┌─ Input material

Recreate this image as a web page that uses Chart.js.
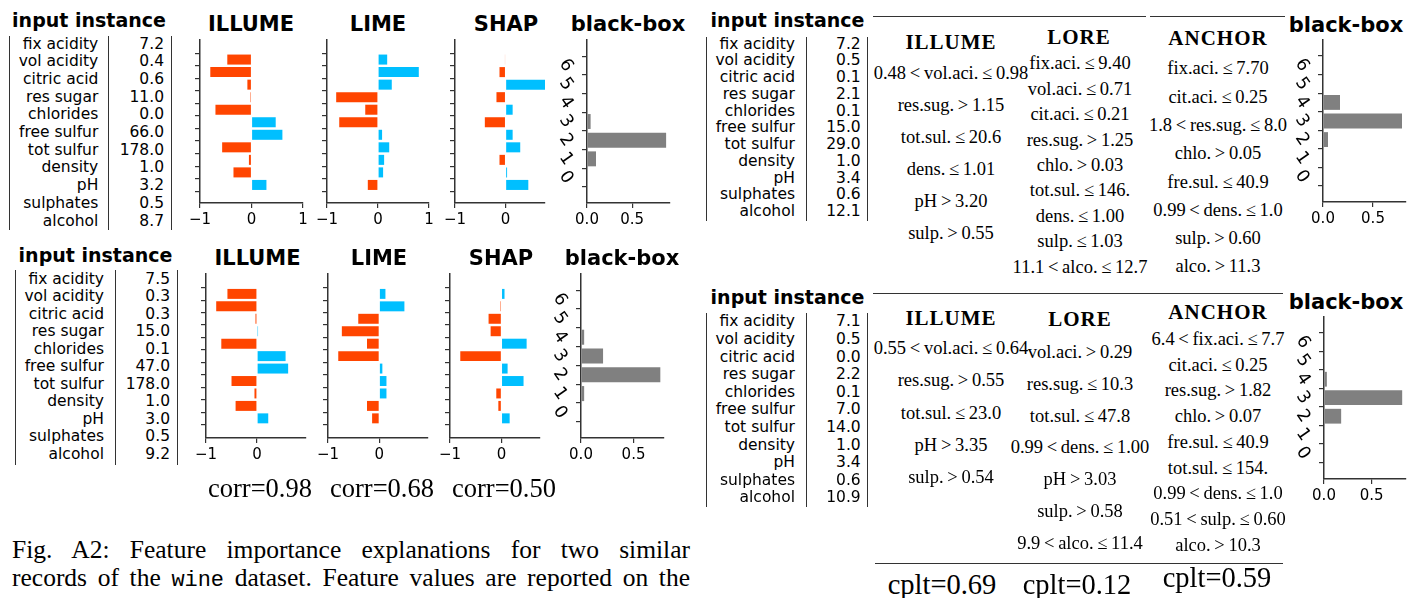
<!DOCTYPE html>
<html><head><meta charset="utf-8">
<script src="https://cdn.jsdelivr.net/npm/chart.js@4.4.1/dist/chart.umd.min.js"></script>
<style>
html,body{margin:0;padding:0;background:#fff;}
#fig{position:relative;width:1408px;height:598px;overflow:hidden;background:#fff;}
.t{position:absolute;white-space:nowrap;line-height:1;}
.c{transform:translate(-50%,-50%);}
.rt{transform:translate(-100%,-50%);}
.lt{transform:translate(0,-50%);}
.sans{font-family:'DejaVu Sans',sans-serif;color:#000;}
.title{font-weight:bold;font-size:21px;}
.itit{font-weight:bold;font-size:19px;}
.cell{font-size:15.5px;}
.serif{font-family:'Liberation Serif','Times New Roman',serif;color:#000;}
.rule{font-size:18.5px;}
.hdr{font-weight:bold;font-size:21px;letter-spacing:1px;}
.score{font-size:26.5px;}
.cpl{font-size:28.5px;}
.r{margin:0 0.2em;}
.cap{font-size:25.5px;width:678px;text-align:justify;text-align-last:justify;white-space:normal;}
.mono{font-family:'Liberation Mono',monospace;font-size:0.86em;}
.vl{position:absolute;width:0;border-left:1.6px solid #333;}
.hl{position:absolute;height:0;border-top:1.5px solid #333;}
canvas{position:absolute;}
</style></head>
<body><div id="fig"></div>
<script>
// ---------------- data ----------------
const features = ['fix acidity','vol acidity','citric acid','res sugar','chlorides','free sulfur','tot sulfur','density','pH','sulphates','alcohol'];
const instanceA = ['7.2','0.4','0.6','11.0','0.0','66.0','178.0','1.0','3.2','0.5','8.7'];
const instanceB = ['7.5','0.3','0.3','15.0','0.1','47.0','178.0','1.0','3.0','0.5','9.2'];
const instanceC = ['7.2','0.5','0.1','2.1','0.1','15.0','29.0','1.0','3.4','0.6','12.1'];
const instanceD = ['7.1','0.5','0.0','2.2','0.1','7.0','14.0','1.0','3.4','0.6','10.9'];

const illumeA = [-0.47,-0.80,-0.08,-0.02,-0.70,0.47,0.60,-0.57,-0.05,-0.35,0.29];
const limeA   = [0.18,0.80,0.27,-0.82,-0.25,-0.76,0.08,0.22,0.12,0.10,-0.20];
const shapA   = [-0.01,-0.12,0.78,-0.18,0.14,-0.41,0.14,0.29,-0.12,0.03,0.45];
const illumeB = [-0.58,-0.80,-0.03,0.02,-0.70,0.56,0.61,-0.50,-0.05,-0.42,0.22];
const limeB   = [0.12,0.49,-0.41,-0.73,-0.24,-0.80,0.06,0.14,0.14,-0.24,-0.14];
const shapB   = [0.06,-0.02,-0.25,-0.21,0.49,-0.80,0.12,0.43,-0.10,-0.06,0.16];

const classes = [0,1,2,3,4,5,6];
const bbA = [0,0.10,0.877,0.04,0,0,0];
const bbB = [0,0.03,0.755,0.21,0.03,0,0];
const bbC = [0,0,0.05,0.79,0.17,0,0];
const bbD = [0,0,0.18,0.82,0.03,0,0];

const featTicks = [-1,0,1];
const bbTicks = [0,0.5];
const fiMethods = ['ILLUME','LIME','SHAP','black-box'];
const ruleMethods = ['ILLUME','LORE','ANCHOR'];
const corrLabels = ['corr=0.98','corr=0.68','corr=0.50'];
const cpltLabels = ['cplt=0.69','cplt=0.12','cplt=0.59'];

const illumeRulesC = ['0.48<vol.aci.≤0.98','res.sug.>1.15','tot.sul.≤20.6','dens.≤1.01','pH>3.20','sulp.>0.55'];
const loreRulesC   = ['fix.aci.≤9.40','vol.aci.≤0.71','cit.aci.≤0.21','res.sug.>1.25','chlo.>0.03','tot.sul.≤146.','dens.≤1.00','sulp.≤1.03','11.1<alco.≤12.7'];
const anchorRulesC = ['fix.aci.≤7.70','cit.aci.≤0.25','1.8<res.sug.≤8.0','chlo.>0.05','fre.sul.≤40.9','0.99<dens.≤1.0','sulp.>0.60','alco.>11.3'];
const illumeRulesD = ['0.55<vol.aci.≤0.64','res.sug.>0.55','tot.sul.≤23.0','pH>3.35','sulp.>0.54'];
const loreRulesD   = ['vol.aci.>0.29','res.sug.≤10.3','tot.sul.≤47.8','0.99<dens.≤1.00','pH>3.03','sulp.>0.58','9.9<alco.≤11.4'];
const anchorRulesD = ['6.4<fix.aci.≤7.7','cit.aci.≤0.25','res.sug.>1.82','chlo.>0.07','fre.sul.≤40.9','tot.sul.≤154.','0.99<dens.≤1.0','0.51<sulp.≤0.60','alco.>10.3'];

// ---------------- helpers ----------------
const fig = document.getElementById('fig');
const ORANGE='#FF4500', BLUE='#00BFFF', GRAY='#808080', AX='#333333';
Chart.defaults.font.family = "'DejaVu Sans', sans-serif";
Chart.defaults.color = '#000';

function txt(x,y,s,cls,align){
  const d=document.createElement('div');
  d.className='t '+cls+' '+(align||'c');
  d.style.left=x+'px'; d.style.top=y+'px';
  d.textContent=s; fig.appendChild(d); return d;
}
function ruleTxt(x,y,s){
  const d=document.createElement('div');
  d.className='t serif rule c';
  d.style.left=x+'px'; d.style.top=y+'px';
  s.split(/(<|>|≤)/).forEach(p=>{
    if(!p) return;
    if(p==='<'||p==='>'||p==='≤'){ const sp=document.createElement('span'); sp.className='r'; sp.textContent=p; d.appendChild(sp); }
    else d.appendChild(document.createTextNode(p));
  });
  fig.appendChild(d);
}
function vline(x,y0,y1){ const d=document.createElement('div'); d.className='vl'; d.style.left=x+'px'; d.style.top=y0+'px'; d.style.height=(y1-y0)+'px'; fig.appendChild(d); }
function hline(x0,x1,y){ const d=document.createElement('div'); d.className='hl'; d.style.left=x0+'px'; d.style.top=y+'px'; d.style.width=(x1-x0)+'px'; fig.appendChild(d); }

function fmtSigned(v){ return v<0 ? '\u2212'+Math.abs(v) : String(v); }
function axisStyle(){ return { grid:{display:true,drawOnChartArea:false,drawTicks:true,tickLength:5,color:AX,lineWidth:1.2}, border:{display:true,color:AX,width:1.5} }; }

// rotated class labels for the black-box y axis, placed at the scale's own tick pixels
const rotLabels = {
  id:'rotLabels',
  afterDraw(chart){
    const s=chart.scales.y, ctx=chart.ctx;
    ctx.save();
    ctx.font='17.5px "DejaVu Sans"'; ctx.fillStyle='#000';
    ctx.textAlign='center'; ctx.textBaseline='middle';
    s.ticks.forEach(t=>{
      const y=s.getPixelForValue(t.value);
      ctx.save(); ctx.translate(chart.chartArea.left-21, y); ctx.rotate(55*Math.PI/180);
      ctx.fillText(String(t.value),0,0); ctx.restore();
    });
    ctx.restore();
  }
};

function mkCanvas(W,H){
  const cv=document.createElement('canvas');
  cv.width=Math.round(W); cv.height=Math.round(H);
  cv.style.width=Math.round(W)+'px'; cv.style.height=Math.round(H)+'px';
  cv.style.left='0px'; cv.style.top='0px';
  fig.appendChild(cv); return cv;
}
function placeChart(area,cfgFn){
  let W=area.w+120, H=area.h+80;
  let cv=mkCanvas(W,H);
  let ch=new Chart(cv,cfgFn());
  const ca=ch.chartArea;
  W += area.w-(ca.right-ca.left);
  H += area.h-(ca.bottom-ca.top);
  ch.destroy(); cv.remove();
  cv=mkCanvas(W,H);
  ch=new Chart(cv,cfgFn());
  const cb=ch.chartArea;
  cv.style.left=(area.x-cb.left)+'px';
  cv.style.top=(area.y-cb.top)+'px';
}
function baseOpts(){
  return { indexAxis:'y', responsive:false, maintainAspectRatio:false, animation:false, events:[],
    layout:{padding:{left:34,right:22,top:6,bottom:6}},
    plugins:{legend:{display:false},tooltip:{enabled:false}} };
}
function featCfg(vals,xmax,ymin,ymax){
  return ()=>{
    const o=baseOpts();
    o.scales={
      x:Object.assign({type:'linear',min:-1,max:xmax,
        afterBuildTicks:s=>{s.ticks=featTicks.filter(v=>v<=xmax+1e-9).map(v=>({value:v}));},
        ticks:{callback:v=>fmtSigned(v),font:{size:15},color:'#000',padding:3,maxRotation:0,minRotation:0,autoSkip:false}},axisStyle()),
      y:Object.assign({type:'linear',reverse:true,min:ymin,max:ymax,
        afterBuildTicks:s=>{s.ticks=vals.map((_,i)=>({value:i}));},
        ticks:{display:false}},axisStyle())
    };
    return {type:'bar',data:{datasets:[{data:vals.map((v,i)=>({x:v,y:i})),
      backgroundColor:vals.map(v=>v<0?ORANGE:BLUE),categoryPercentage:0.8,barPercentage:1,borderWidth:0}]},options:o};
  };
}
function bbCfg(vals,xmax,ymin,ymax){
  return ()=>{
    const o=baseOpts();
    o.scales={
      x:Object.assign({type:'linear',min:0,max:xmax,
        afterBuildTicks:s=>{s.ticks=bbTicks.map(v=>({value:v}));},
        ticks:{callback:v=>v.toFixed(1),font:{size:15},color:'#000',padding:3,maxRotation:0,minRotation:0,autoSkip:false}},axisStyle()),
      y:Object.assign({type:'linear',min:ymin,max:ymax,
        afterBuildTicks:s=>{s.ticks=classes.map(v=>({value:v}));},
        ticks:{display:false}},axisStyle())
    };
    return {type:'bar',data:{datasets:[{data:vals.map((v,i)=>({x:v,y:classes[i]})),
      backgroundColor:GRAY,categoryPercentage:0.8,barPercentage:1,borderWidth:0}]},options:o,plugins:[rotLabels]};
  };
}

// ---------------- layout ----------------
function table(names,vals,lx,y0,y1,nameR,valR,firstY,step){
  lx.forEach(x=>vline(x,y0,y1));
  names.forEach((n,i)=>{ txt(nameR,firstY+i*step,n,'sans cell','rt'); txt(valR,firstY+i*step,vals[i],'sans cell','rt'); });
}

// top-left block
txt(89,20,'input instance','sans itit');
table(features,instanceA,[9,108.3,170.7],36,230,98.3,164,44.8,17.67);
txt(251,24,fiMethods[0],'sans title'); txt(378,24,fiMethods[1],'sans title');
txt(506,24,fiMethods[2],'sans title'); txt(628,24,fiMethods[3],'sans title');
placeChart({x:200,y:40,w:102.3,h:162.3},featCfg(illumeA,1,-0.97,10.85));
placeChart({x:327.3,y:40,w:102.7,h:162.3},featCfg(limeA,1,-0.97,10.85));
placeChart({x:455,y:40,w:90.7,h:162.3},featCfg(shapA,0.78,-0.97,10.85));
placeChart({x:587,y:40,w:82.3,h:162.3},bbCfg(bbA,0.92,-0.74,6.74));

// bottom-left block
txt(95.5,255,'input instance','sans itit');
table(features,instanceB,[15,115,176.7],270,465,104,170,279.8,17.5);
txt(257.5,258,fiMethods[0],'sans title'); txt(379,258,fiMethods[1],'sans title');
txt(501,258,fiMethods[2],'sans title'); txt(622,258,fiMethods[3],'sans title');
placeChart({x:205.7,y:273.5,w:100,h:164.2},featCfg(illumeB,0.96,-1.0,10.98));
placeChart({x:328,y:274.3,w:99.3,h:163.4},featCfg(limeB,0.95,-1.0,10.98));
placeChart({x:450,y:274.3,w:89.3,h:163.4},featCfg(shapB,0.75,-1.0,10.98));
placeChart({x:581,y:274.3,w:82.3,h:163.4},bbCfg(bbB,0.79,-0.74,6.74));
txt(260,488,corrLabels[0],'serif score'); txt(382,488,corrLabels[1],'serif score'); txt(504,488,corrLabels[2],'serif score');

// caption
(function(){
  const l1=document.createElement('div'); l1.className='t serif cap lt'; l1.style.left='12px'; l1.style.top='550px';
  l1.textContent='Fig. A2: Feature importance explanations for two similar'; fig.appendChild(l1);
  const l2=document.createElement('div'); l2.className='t serif cap lt'; l2.style.left='12px'; l2.style.top='578px';
  l2.appendChild(document.createTextNode('records of the '));
  const m=document.createElement('span'); m.className='mono'; m.textContent='wine'; l2.appendChild(m);
  l2.appendChild(document.createTextNode(' dataset. Feature values are reported on the'));
  fig.appendChild(l2);
})();

// top-right block
txt(787.5,20,'input instance','sans itit');
table(features,instanceC,[706,805.7,867.3],36.7,220.7,795,860.7,44.5,16.77);
hline(873,1146,16); hline(1150,1285,16);
txt(951,41.7,ruleMethods[0],'serif hdr'); txt(1079,36.7,ruleMethods[1],'serif hdr'); txt(1218,38.3,ruleMethods[2],'serif hdr');
illumeRulesC.forEach((s,i)=>ruleTxt(951,73.3+i*32,s));
loreRulesC.forEach((s,i)=>ruleTxt(1080,63.3+i*25.4,s));
anchorRulesC.forEach((s,i)=>ruleTxt(1218,68.3+i*28.3,s));
txt(1346,25,'black-box','sans title');
placeChart({x:1323.3,y:40,w:83,h:162},bbCfg(bbC,0.83,-0.74,6.74));

// bottom-right block
txt(787.5,297,'input instance','sans itit');
table(features,instanceD,[706,805.7,867.3],312.7,506.7,795,860.7,322.3,17.6);
hline(873,1283,293.3); hline(875,1283,563.3);
txt(951,318.3,ruleMethods[0],'serif hdr'); txt(1080,319.3,ruleMethods[1],'serif hdr'); txt(1218,312.3,ruleMethods[2],'serif hdr');
illumeRulesD.forEach((s,i)=>ruleTxt(951,348.3+i*32.1,s));
loreRulesD.forEach((s,i)=>ruleTxt(1080,352+i*31.8,s));
anchorRulesD.forEach((s,i)=>ruleTxt(1218,339+i*25.7,s));
txt(942,585,cpltLabels[0],'serif cpl'); txt(1077,585,cpltLabels[1],'serif cpl'); txt(1217,578,cpltLabels[2],'serif cpl');
txt(1346,301.7,'black-box','sans title');
placeChart({x:1323.7,y:317.3,w:82.6,h:162.7},bbCfg(bbD,0.86,-0.77,6.74));
</script>
</body></html>
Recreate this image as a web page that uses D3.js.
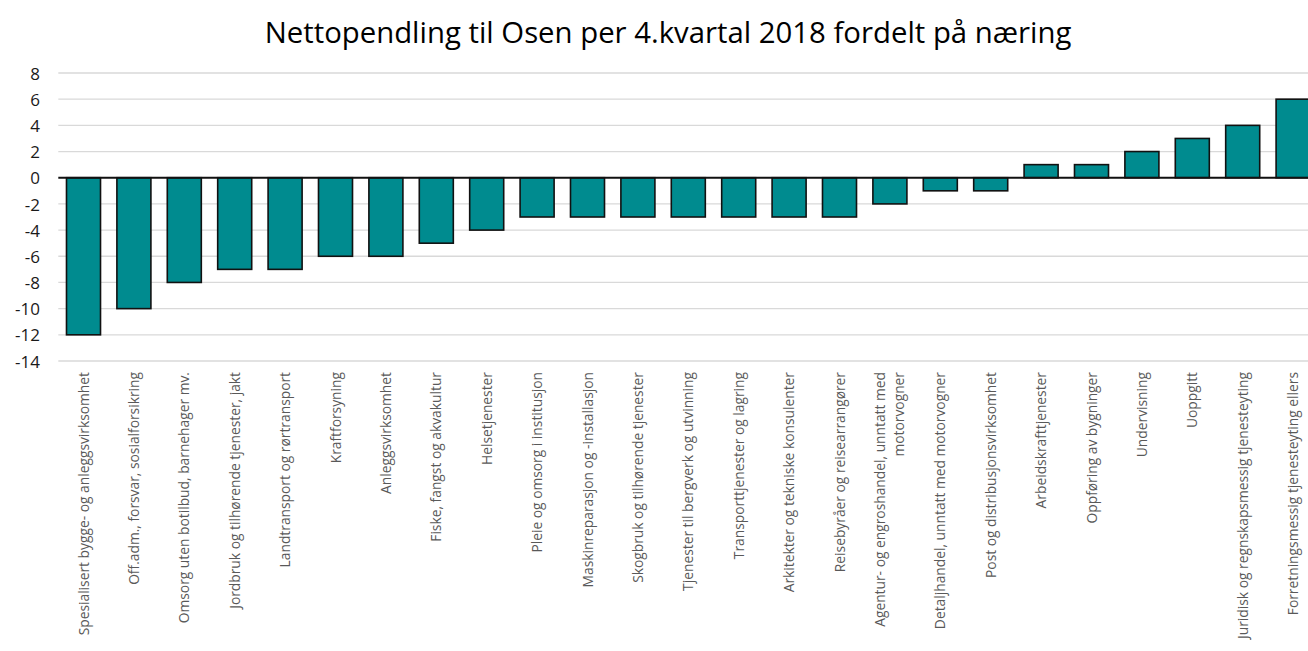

└─

Your objective => Which lines contain the word "uses"? Copy each one.

Task result =>
Recreate this image as a web page that uses Chart.js.
Recreate this image as a web page that uses D3.js.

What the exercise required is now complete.